Personal life
- Born: January 1, 1939 (age 87) Hong Kong
- Education: Tack Ching Girls' Secondary School; Chung Chi College; Teachers College, Columbia University (M.A., M.Ed., Ed.D.);

Religious life
- Religion: Christianity
- Denomination: Roman Catholicism
- Institute: Maryknoll Sisters

= Joanna Wan-Ying Chan =

Chinese-American Roman Catholic nun, playwright, director, and artist (1939-)

Joanna Wang-Ying Chan (陳尹瑩; born 1939) is a Chinese-American Roman Catholic religious sister and a playwright, director, and visual artist.

== Life ==
Chan was born in Hong Kong in 1939, and was raised in Guangzhou, China. She and members of her family converted to Roman Catholicism in 1955, when she was 16. She returned to Hong Kong for education, attending Tack Ching Girls' Secondary School and Chung Chi College, Chinese University, where she majored in mathematics. As part of her education, she trained in graphic design.

She joined the Maryknoll order in 1965. She underwent religious training in the Philippines, and her first assignment was in the United States, teaching seventh-graders in Chicago although she was not yet fluent in English.

In 1969, Chan was appointed the first Director of Youth Services at the Church of the Transfiguration in Chinatown, Manhattan. The church's priest-pastor directed Chan to find what the neighborhood needed. Chan felt that Chinatown was largely fragmented, and decided to put on community events to bring the neighborhood together. For Lunar New Year in February 1970, Chan put on the play The Emperor’s Daughter (帝女花), which was well received. The performance was adapted from the full-length opera, with simplified choreography for the amateur performers, marking an approach that Chan would continue to use: audience accessibility over authenticity. The show's cast ranged in age and background, including some Puerto Rican and Italian performers. The show's success led Chan to co-found the Four Seas Players in September 1970. As an artistic director of the Four Seas Players, Chan curated the repertory to include both well-known Western plays and traditional and contemporary Chinese works. The group's first production, for Lunar New Year in 1971, was an adaptation of The Tale of the Romantic Fan, set in late Ming China rather than 18th-century Italy.
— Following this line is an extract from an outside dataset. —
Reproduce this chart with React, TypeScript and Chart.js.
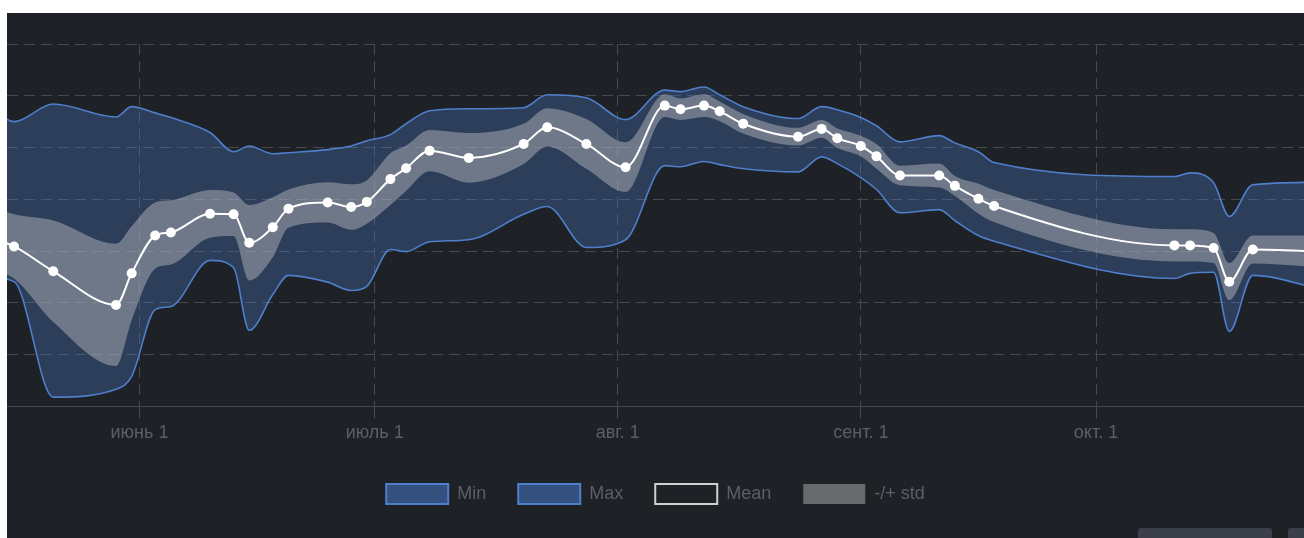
import { useEffect, useRef } from 'react';
import { Chart, registerables } from 'chart.js';

Chart.register(...registerables);

// Observation dates (month-day) and per-date statistics of the index
const DATES = ['05-13', '05-16', '05-21', '05-29', '05-31', '06-03', '06-05', '06-10', '06-13', '06-15', '06-18', '06-20', '06-25', '06-28', '06-30', '07-03', '07-05', '07-08', '07-13', '07-20', '07-23', '07-28', '08-02', '08-07', '08-09', '08-12', '08-14', '08-17', '08-24', '08-27', '08-29', '09-01', '09-03', '09-06', '09-11', '09-13', '09-16', '09-18', '10-11', '10-13', '10-16', '10-18', '10-21', '10-30'];

const MEAN = [0.326, 0.309, 0.261, 0.196, 0.257, 0.330, 0.336, 0.372, 0.371, 0.316, 0.346, 0.382, 0.394, 0.385, 0.395, 0.439, 0.460, 0.494, 0.480, 0.507, 0.539, 0.507, 0.462, 0.581, 0.574, 0.581, 0.570, 0.546, 0.521, 0.536, 0.518, 0.503, 0.483, 0.446, 0.446, 0.426, 0.401, 0.387, 0.311, 0.311, 0.306, 0.241, 0.303, 0.299];

const MIN = [0.249, 0.241, 0.018, 0.033, 0.058, 0.187, 0.193, 0.282, 0.268, 0.147, 0.216, 0.253, 0.240, 0.224, 0.232, 0.303, 0.299, 0.318, 0.322, 0.371, 0.386, 0.307, 0.322, 0.465, 0.463, 0.473, 0.467, 0.459, 0.453, 0.482, 0.469, 0.442, 0.419, 0.374, 0.380, 0.359, 0.330, 0.319, 0.247, 0.257, 0.259, 0.145, 0.253, 0.225];

const MAX = [0.577, 0.550, 0.584, 0.559, 0.579, 0.567, 0.558, 0.529, 0.492, 0.503, 0.488, 0.490, 0.496, 0.503, 0.513, 0.525, 0.546, 0.571, 0.575, 0.577, 0.602, 0.596, 0.554, 0.611, 0.608, 0.617, 0.602, 0.579, 0.556, 0.579, 0.573, 0.558, 0.542, 0.511, 0.523, 0.509, 0.492, 0.471, 0.444, 0.451, 0.432, 0.367, 0.428, 0.433];

const STD = [0.060, 0.062, 0.098, 0.118, 0.091, 0.064, 0.062, 0.046, 0.042, 0.073, 0.058, 0.037, 0.039, 0.044, 0.042, 0.050, 0.044, 0.040, 0.048, 0.039, 0.037, 0.048, 0.048, 0.022, 0.021, 0.022, 0.019, 0.019, 0.017, 0.017, 0.019, 0.020, 0.024, 0.019, 0.023, 0.019, 0.029, 0.031, 0.031, 0.031, 0.029, 0.036, 0.027, 0.031];

// Month-start ticks on the date axis
const TICK_DATES = ['06-01', '07-01', '08-01', '09-01', '10-01'];
const TICK_LABELS = ['июнь 1', 'июль 1', 'авг. 1', 'сент. 1', 'окт. 1'];

// Visible date window (fractional days)
const RANGE_START = '05-16';
const RANGE_START_OFFSET = -0.9;
const RANGE_END = '10-27';
const RANGE_END_OFFSET = 0.53;

const Y_MIN = 0;
const Y_MAX = 0.7;
const Y_STEP = 0.1;

const BG = '#1e2126';
const GRID = '#46494e';
const TEXT = '#5b5f66';
const BLUE_LINE = '#4f7fcb';
const BLUE_FILL = 'rgba(74, 120, 194, 0.33)';
const BLUE_LEGEND = '#33507f';
const STD_FILL = 'rgba(190, 190, 196, 0.45)';
const STD_LEGEND = '#68696c';
const FONT = "'Liberation Sans', Arial, Helvetica, sans-serif";

const dayOfYear = (md: string) => {
  const [m, d] = md.split('-').map(Number);
  return (Date.UTC(2021, m - 1, d) - Date.UTC(2021, 0, 1)) / 86400000;
};

const X = DATES.map(dayOfYear);
const TICK_DAYS = TICK_DATES.map(dayOfYear);
const toPoints = (vals: number[]) => vals.map((y, i) => ({ x: X[i], y }));

export default function App() {
  const canvasRef = useRef<HTMLCanvasElement | null>(null);

  useEffect(() => {
    if (!canvasRef.current) return;
    Chart.defaults.font.family = FONT;

    const chart = new Chart(canvasRef.current, {
      type: 'line',
      data: {
        datasets: [
          {
            label: 'Mean',
            data: toPoints(MEAN),
            borderColor: '#ffffff',
            backgroundColor: '#ffffff',
            borderWidth: 2,
            pointRadius: 5,
            pointBorderWidth: 0,
            pointBackgroundColor: '#ffffff',
            cubicInterpolationMode: 'monotone',
            fill: false,
          },
          {
            label: '-/+ std',
            data: toPoints(MEAN.map((m, i) => m + STD[i])),
            borderColor: 'transparent',
            borderWidth: 0,
            pointRadius: 0,
            backgroundColor: STD_FILL,
            cubicInterpolationMode: 'monotone',
            fill: '+1',
          },
          {
            label: 'std-lower',
            data: toPoints(MEAN.map((m, i) => m - STD[i])),
            borderColor: 'transparent',
            borderWidth: 0,
            pointRadius: 0,
            backgroundColor: STD_FILL,
            cubicInterpolationMode: 'monotone',
            fill: false,
          },
          {
            label: 'Min',
            data: toPoints(MIN),
            borderColor: BLUE_LINE,
            borderWidth: 1.6,
            pointRadius: 0,
            backgroundColor: BLUE_FILL,
            cubicInterpolationMode: 'monotone',
            fill: false,
          },
          {
            label: 'Max',
            data: toPoints(MAX),
            borderColor: BLUE_LINE,
            borderWidth: 1.6,
            pointRadius: 0,
            backgroundColor: BLUE_FILL,
            cubicInterpolationMode: 'monotone',
            fill: '-1',
          },
        ],
      },
      options: {
        animation: false,
        responsive: true,
        maintainAspectRatio: false,
        events: [],
        layout: { autoPadding: false, padding: { top: 31, bottom: 24, left: 0, right: 0 } },
        plugins: {
          tooltip: { enabled: false },
          legend: {
            display: true,
            position: 'bottom',
            labels: {
              boxWidth: 62,
              boxHeight: 20,
              padding: 32,
              color: TEXT,
              font: { size: 18, family: FONT },
              generateLabels: () => [
                { text: 'Min', fillStyle: BLUE_LEGEND, strokeStyle: BLUE_LINE, lineWidth: 2, hidden: false, fontColor: TEXT, datasetIndex: 3 },
                { text: 'Max', fillStyle: BLUE_LEGEND, strokeStyle: BLUE_LINE, lineWidth: 2, hidden: false, fontColor: TEXT, datasetIndex: 4 },
                { text: 'Mean', fillStyle: BG, strokeStyle: '#d0d0d0', lineWidth: 2, hidden: false, fontColor: TEXT, datasetIndex: 0 },
                { text: '-/+ std', fillStyle: STD_LEGEND, strokeStyle: STD_LEGEND, lineWidth: 0, hidden: false, fontColor: TEXT, datasetIndex: 1 },
              ],
            },
          },
        },
        scales: {
          x: {
            type: 'linear',
            min: dayOfYear(RANGE_START) + RANGE_START_OFFSET,
            max: dayOfYear(RANGE_END) + RANGE_END_OFFSET,
            afterBuildTicks: (scale: any) => {
              scale.ticks = TICK_DAYS.map((value) => ({ value }));
            },
            afterFit: (scale: any) => {
              scale.height += 4;
            },
            ticks: {
              autoSkip: false,
              maxRotation: 0,
              color: TEXT,
              font: { size: 18, family: FONT },
              padding: 4,
              callback: (value: any) => {
                const idx = TICK_DAYS.indexOf(Number(value));
                return idx >= 0 ? TICK_LABELS[idx] : '';
              },
            },
            grid: {
              color: GRID,
              lineWidth: 1,
              tickLength: 12,
              tickColor: GRID,
              tickBorderDash: [],
            },
            border: { display: true, color: GRID, width: 1, dash: [11, 6] },
          },
          y: {
            min: Y_MIN,
            max: Y_MAX,
            ticks: { display: false, stepSize: Y_STEP },
            grid: { color: GRID, lineWidth: 1, drawTicks: false },
            border: { display: false, dash: [11, 6] },
          },
        },
      } as any,
    });

    return () => chart.destroy();
  }, []);

  return (
    <div
      style={{
        position: 'fixed',
        left: 7,
        top: 13,
        right: 0,
        bottom: 0,
        background: BG,
        overflow: 'hidden',
      }}
    >
      <div style={{ position: 'absolute', left: 0, top: 0, width: 1297, height: 525 }}>
        <canvas ref={canvasRef} />
      </div>
      <div style={{ position: 'absolute', left: 1131, top: 515, width: 134, height: 20, background: '#3a3f49', borderRadius: 3 }} />
      <div style={{ position: 'absolute', left: 1281, top: 515, width: 30, height: 20, background: '#3a3f49', borderRadius: 3 }} />
    </div>
  );
}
Chan pursued further education at Teachers College, Columbia University, earning an M.A. (1971), M.Ed. (1974) and Ed.D. (1977). Her 1977 dissertation was titled "The Four Seas Players: Towards an Alternative Form of Chinese Theatre; A Case Study of a Community Theatre in Chinatown, New York City".

In 1975, she began writing her own plays. She began staging plays across the country after 1980. In the 1980s, she was Artist Director of the Hong Kong Repertory Theatre. In total, she was involved with the theatre for 25 years, also serving as a guest director and playwright.

Chan was a columnist for the Hong Kong newspaper New Evening Post from 1986 to 1997.'

In 1994, she co-founded the Yangtze Repertory Theatre of America in New York.

Beginning in the 2000s, she worked with the Sing Sing Rehabilitation Through Arts program in Westchester, New York as a guest playwright and director.

== Plays ==

- Before the Dawn-wind Rises
- Crown Ourselves with Roses (1988)
- The Soongs (1992)
- Empress of China (2011)
- The Chalk Circle
- Dai Lo and Dai Lo: The lives and Times of Ho Tung and Chou Shouson

== Recognition and awards ==

- 1993 Honoree, An All-Star Salute to Chinese-American Cultural Pioneers, City Hall, New York City
- July 9, 1993 and July 9, 2013 named Joanna Chan Day in the City of New York
- November 11, 2017 designated as “Dr. Joanna Chan’s Day” by the New York State Senate
- 2017 Dynamic Achiever's Award, OCA Westchester & Hudson Valley

=== Papers ===
Her papers are at Columbia University.

As of 2019, MI Design in Hong Kong had published Chan's works in an eight volume series.

== Personal life ==
She is fluent in English, Mandarin, and Cantonese.

By 2016, Chan was living at the Maryknoll main house in Ossining, New York.